The particular case you are referring too, style extraction, could be considered fair use assuming you can technically separate the base visual model from the output style and you can prove the training data for the output module is distilled into abstract, statistical quantities pertaining to that style, such as color palete, stroke weight etc. That sounds like a tall order and I would consider any AI-model trained with copyrighted works as tainted until that burden of proof is satisfied.

shadowgovt · on Nov 3, 2022

Isn't the fact that it can faithfully simulate, in the style of the author, works the author has never created proof enough that the style is disjoint from the trained content?

Hollie Mengert never rendered the streetscape in the article, but DreamBooth did it in her style.

If we're talking criminal copyright infringement, why is the burden of proof on the defendant to show statistical abstraction if the plaintiff can't prove the AI generates works she has made? (Again, if it is possible to get DreamBooth to kick out Hollie's original work, or substantial portions of it, I'd be inclined to agree with your way of thinking, but I haven't seen that yet).

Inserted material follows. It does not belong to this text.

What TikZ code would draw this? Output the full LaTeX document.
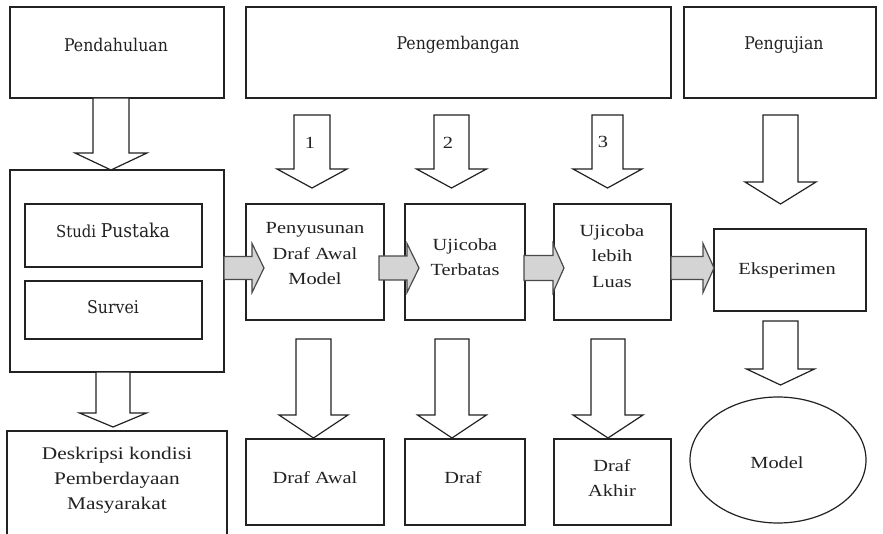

> embeds an association between the text "Wonder woman" and actual artistic representations of Wonder woman included in the prior art it is trained on

Not if I understand how it works correctly, no; it does not. In fact, Mengert's rendering of Wonder Woman differs from the one DreamBooth kicked out if you look up the work she's done for "Winner Takes All! (DC Super Hero Girls)". This is because DreamBooth's approach is to retrain Stable Diffusion with new information but preserve the old; since Stable Diffusion already had an encoding of what Wonder Woman looked like from a mélange of sources, its resulting rendering is neither Mengert's nor the other sources, but a synthesis of them all.